Wednesday, October 26, 2016

Leigh Perry, The Skeleton Takes a Bow

Leigh Perry, The Skeleton Takes a Bow
Berkeley/Penquin, © 2014
ISBN 978-0-698-14320-3


Moving into her second semester as an adjunct at McQuaid University (and living in her childhood home, while her parents, both of whom are tenured full professors at McQuaid, are on sabbaticals), Georgia Thackery has enough on her plate—5 courses—when her daughter Madison (who had auditioned for the role of Ophelia) is cast as Guildenstern (in Hamlet).  And the resident skeleton, Sid, is cast as Yorick’s skull.  The plan is that Madison will take Sid’s skull (which can hear, see, and speak, and which somehow holds the entire skeleton together) to school, where she will stow him in her locker, and take him to rehearsal.  And bring him home at night.

Until one night, things get sort of frantic, and Madison forgets about Sid, who spends the night backstage in the auditorium/theater.  And overhears what seems to have been a murder.

There is, of course, no sign of a body, and no sign of a struggle.  But there is a dead body—a woman, who as these things happen had also been an adjunct at schools in the area.  But not the murder victim.  So, how and why did she die?  And where’s Sid’s murder victim? 

Absent a relevant corpse, it’s hard to get the police interested.  But Georgia persists, and turns up a shady foundation, possible ringers taking the SAT for local students (for a price…).  Perry does a fine job weaving all the strands of this plot together (including the life issues of yet another adjunct, Dr. Charles Peyton), and provides us with a quite suspenseful and stirring climax.  In which, I’m pleased to say, Sid plays a starring role.

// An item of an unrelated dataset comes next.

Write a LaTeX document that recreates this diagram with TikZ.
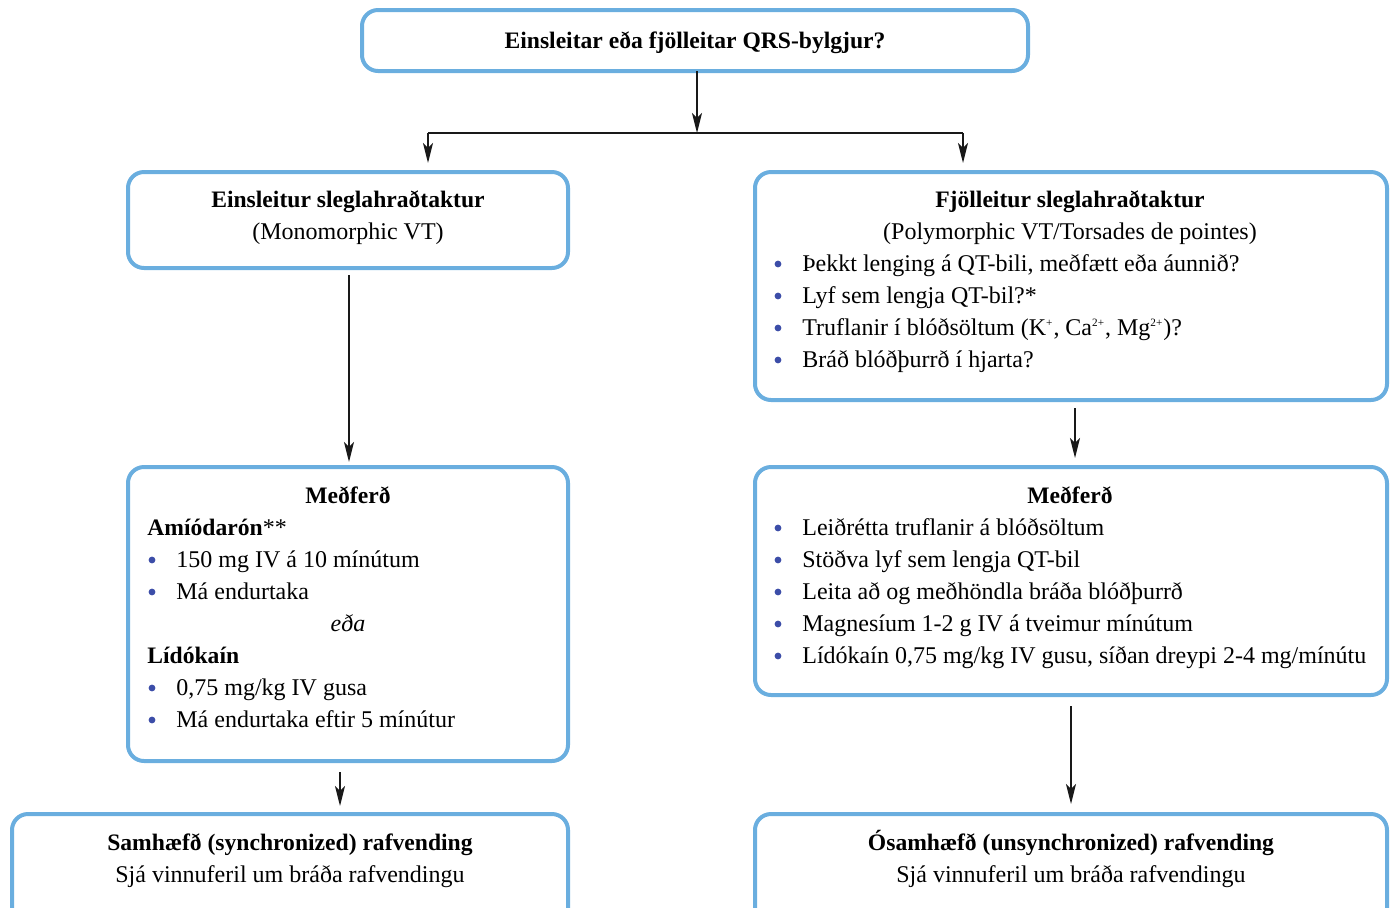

I enjoyed the first book in this series (The Skeleton in the Attic), and this entry is a substantial step up in quality.  The characters are as real as they come, and the issues in their lives outside the murder are not imposed for the sake of the plot, they arise organically from who the characters are.  If you have not read the first one, go get it, and then get this one.  A very good read.

1 comment:

  1. I apologize for the inconsistency of the fonts and the spacing, but I couldn't get it to cut-and-past properly from Word.